The article argues that the Albanese government should use the current fuel crisis, intensified by conflict involving Iran, to finally impose a much tougher tax regime on Australia’s gas exporters. It says the political risks that once surrounded taxing gas companies have largely disappeared, because public frustration over soaring petrol, gas and electricity prices has shifted opinion across the political spectrum. The central warning is that if Labor does not act in the May budget, voters may punish the government for appearing to protect gas industry profits while households struggle with rising energy costs.
A key example comes from independent senator David Pocock, who asked in the Senate whether Australians pay more in alcohol excise than gas companies pay through the petroleum resources rent tax (PRRT). According to the article, that claim is true: Australians who buy beer, spirits, cider, pre-mixed drinks and even cigarettes contribute more tax than gas companies pay under the PRRT. The author uses this comparison to show how out of step Australia’s tax settings are with community expectations and to illustrate how rapidly the political mood has changed.
The piece revisits a long-running argument that Australia’s decision to open the Gladstone LNG terminal drove up domestic gas prices. It notes that within six months of production beginning, wholesale gas prices in eastern and south-eastern Australia more than doubled, and electricity prices rose alongside them because of the close relationship between gas and electricity markets. The article adds that Russia’s invasion of Ukraine then pushed prices even higher, with Australian consumers exposed to global price shocks despite the country being a major gas exporter.
At the heart of the critique is the claim that Australia does not seriously tax LNG exports. While gas export revenues have surged, PRRT revenue has not kept pace. The article says gas exporters have enjoyed an estimated $128 billion in additional revenue since the invasion of Ukraine, compared with what they would have earned had prices stayed at earlier levels. This is presented as evidence of a system that allows extraordinary windfall profits without delivering a fair return to the public.

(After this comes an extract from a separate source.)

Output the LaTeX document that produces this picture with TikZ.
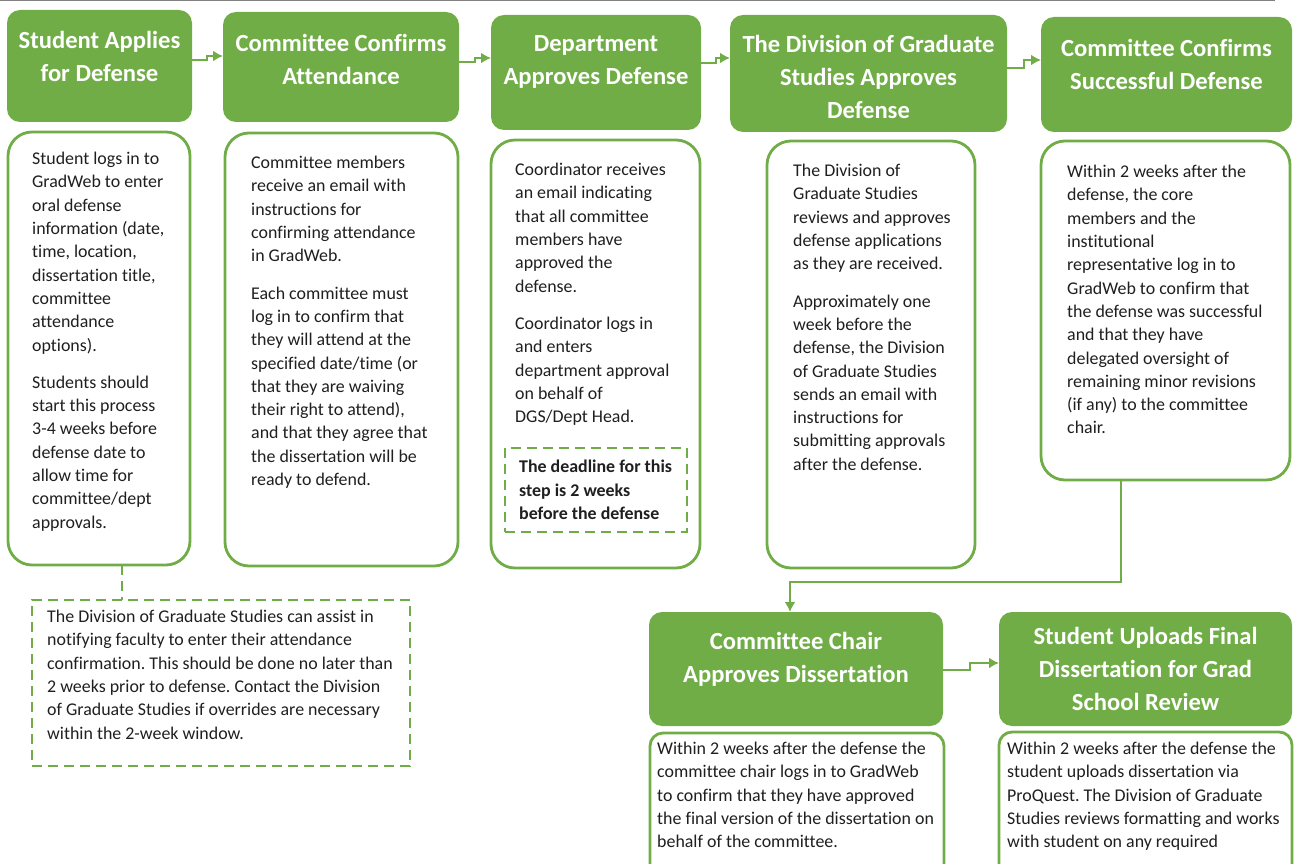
\documentclass[tikz,border=0pt]{standalone}
\usepackage{fontspec}
\setmainfont{Carlito}[Ligatures=NoCommon]
\frenchspacing
\usetikzlibrary{arrows.meta}
\definecolor{stepgreen}{HTML}{70AD47}
\definecolor{inktext}{HTML}{1F1F1F}
\tikzset{stage/.style={
  rectangle,
  fill=stepgreen,rounded corners=13pt,
  inner sep=0pt,outer sep=0pt}}
\tikzset{stagetext/.style={
  text=white,align=center,inner sep=0pt,
  font=\fontsize{24.6}{33}\selectfont\bfseries}}
\tikzset{detail/.style={
  rectangle,
  draw=stepgreen,line width=2.8pt,fill=white,
  inner sep=0pt,outer sep=0pt}}
\tikzset{detailtext/.style={
  text=inktext,align=left,inner sep=0pt,anchor=north west,
  font=\fontsize{17.9}{23.3}\selectfont}}
\tikzset{note/.style={
  rectangle,
  draw=stepgreen,line width=2.8pt,dash pattern=on 10pt off 6pt,
  inner sep=0pt,outer sep=0pt}}
\tikzset{flow/.style={draw=stepgreen,line width=2.8pt,-{Latex[length=10pt,width=11pt]}}}
\tikzset{notelink/.style={draw=stepgreen,line width=2.8pt,dash pattern=on 10pt off 6pt}}

\begin{document}
\begin{tikzpicture}[x=1pt,y=-1pt]
  \useasboundingbox (0,0) rectangle (1294,864);
  \draw[black!50,line width=1.5pt] (0,0.75) -- (1275,0.75);
  % green step headers
  \foreach \n/\x/\y/\w/\h in {
      h1/99.5/66/185/112, h2/341/67/236/110, h3/596/72.5/210/115,
      h4/868.5/73.5/277/117, h5/1166.5/74.5/251/115,
      h6/796/669/294/114, h7/1145.5/669/293/114}
    \node[stage,minimum width=\w pt,minimum height=\h pt] (\n) at (\x,\y) {};
  \node[stagetext] (h1-label) at ([yshift=9.5pt]h1.center) {Student Applies\\for Defense};
  \node[stagetext] (h2-label) at ([yshift=7.5pt]h2.center) {Committee Confirms\\Attendance};
  \node[stagetext] (h3-label) at ([yshift=10.5pt]h3.center) {Department\\Approves Defense};
  \node[stagetext] (h4-label) at ([yshift=-3pt]h4.center) {The Division of Graduate\\Studies Approves\\Defense};
  \node[stagetext] (h5-label) at ([yshift=10pt]h5.center) {Committee Confirms\\Successful Defense};
  \node[stagetext] (h6-label) at ([yshift=9.5pt]h6.center) {Committee Chair\\Approves Dissertation};
  \node[stagetext] (h7-label) at (h7.center) {Student Uploads Final\\Dissertation for Grad\\School Review};
  % detail boxes
  \foreach \n/\x/\y/\w/\h/\r in {
      b1/99/348.5/182/433/24, b2/341.5/349.5/233/433/24,
      b3/595.5/354/209/428/24, b4/871/354.5/208/427/24,
      b5/1165.5/310.5/249/339/24,
      b6/797/806.5/294/147/13, b7/1145.5/806/293/148/13}
    \node[detail,minimum width=\w pt,minimum height=\h pt,rounded corners=\r pt] (\n) at (\x,\y) {};
  \node[detailtext] (t1) at ([shift={(24,20)}]b1.north west)
    {Student logs in to\\GradWeb to enter\\oral defense\\information (date,\\time, location,\\dissertation title,\\committee\\attendance\\options).\\[14pt]
     Students should\\start this process\\3-4 weeks before\\defense date to\\allow time for\\committee/dept\\approvals.};
  \node[detailtext] (t2) at ([shift={(26,23)}]b2.north west)
    {Committee members\\receive an email with\\instructions for\\confirming attendance\\in GradWeb.\\[14pt]
     Each committee must\\log in to confirm that\\they will attend at the\\specified date/time (or\\that they are waiving\\their right to attend),\\and that they agree that\\the dissertation will be\\ready to defend.};
  \node[detailtext] (t3) at ([shift={(24,23)}]b3.north west)
    {Coordinator receives\\an email indicating\\that all committee\\members have\\approved the\\defense.\\[14pt]
     Coordinator logs in\\and enters\\department approval\\on behalf of\\DGS/Dept Head.};
  \node[detailtext] (t4) at ([shift={(26,23)}]b4.north west)
    {The Division of\\Graduate Studies\\reviews and approves\\defense applications\\as they are received.\\[14pt]
     Approximately one\\week before the\\defense, the Division\\of Graduate Studies\\sends an email with\\instructions for\\submitting approvals\\after the defense.};
  \node[detailtext] (t5) at ([shift={(26,24)}]b5.north west)
    {Within 2 weeks after the\\defense, the core\\members and the\\institutional\\representative log in to\\GradWeb to confirm that\\the defense was successful\\and that they have\\delegated oversight of\\remaining minor revisions\\(if any) to the committee\\chair.};
  \node[detailtext] (t6) at ([shift={(7,9)}]b6.north west)
    {Within 2 weeks after the defense the\\committee chair logs in to GradWeb\\to confirm that they have approved\\the final version of the dissertation on\\behalf of the committee.};
  \node[detailtext] (t7) at ([shift={(8,10)}]b7.north west)
    {Within 2 weeks after the defense the\\student uploads dissertation via\\ProQuest. The Division of Graduate\\Studies reviews formatting and works\\with student on any required};
  % dashed notes
  \node[note,minimum width=378pt,minimum height=166pt] (n1) at (221,683) {};
  \node[detailtext] (n1-text) at ([shift={(15,10)}]n1.north west)
    {The Division of Graduate Studies can assist in\\notifying faculty to enter their attendance\\confirmation. This should be done no later than\\2 weeks prior to defense. Contact the Division\\of Graduate Studies if overrides are necessary\\within the 2-week window.};
  \node[note,minimum width=182pt,minimum height=84pt] (n2) at (596,490) {};
  \node[detailtext,font=\fontsize{17.9}{23.3}\selectfont\bfseries] (n2-text) at ([shift={(14,12)}]n2.north west)
    {The deadline for this\\step is 2 weeks\\before the defense};
  % connectors
  \draw[flow] ([yshift=6pt]h1.east) -- ++(15,0) |- ([yshift=11pt]h2.west);
  \draw[flow] ([yshift=5pt]h2.east) -- ++(16,0) |- ([yshift=14.5pt]h3.west);
  \draw[flow] ([yshift=9.5pt]h3.east) -- ++(15,0) |- ([yshift=15.5pt]h4.west);
  \draw[flow] ([yshift=5.5pt]h4.east) -- ++(17,0) |- ([yshift=14.5pt]h5.west);
  \draw[flow] ([yshift=-1pt]h6.east) -- ++(27,0) |- ([yshift=6pt]h7.west);
  \draw[flow] ([xshift=-44.5pt]b5.south) -- ++(0,102) -| ([xshift=-6pt]h6.north);
  \draw[notelink] ([xshift=23pt]b1.south) -- ([xshift=23pt]b1.south |- n1.north);
\end{tikzpicture}
\end{document}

The article stresses that support for stronger action is now broad and politically significant. The ACTU is calling for a 25% tax on gas exports, a proposal supported by Pocock, the Greens and several independents. Kate Chaney is specifically identified as someone who “has long been calling for a proper tax on gas”, placing her among the parliamentarians pushing for more serious reform. The article also notes support from Allegra Spender and Zali Steggall, and points out that even One Nation wants gas companies to pay far more in royalties. A recent poll is cited showing especially strong support among One Nation voters for a 25% export tax.
The article is sharply critical of the government’s response so far. It says Jim Chalmers’ claim that earlier PRRT changes would make gas companies pay more sooner is undermined by later revenue estimates, which have fallen. It also highlights Labor MP Ed Husic’s unusually forceful intervention, including his line that “we don’t have a shortage of supply, we have a glut of greed”. The conclusion is that voters increasingly expect governments to confront corporate power, and that inaction on gas taxation could turn anger at energy companies into anger at Labor itself.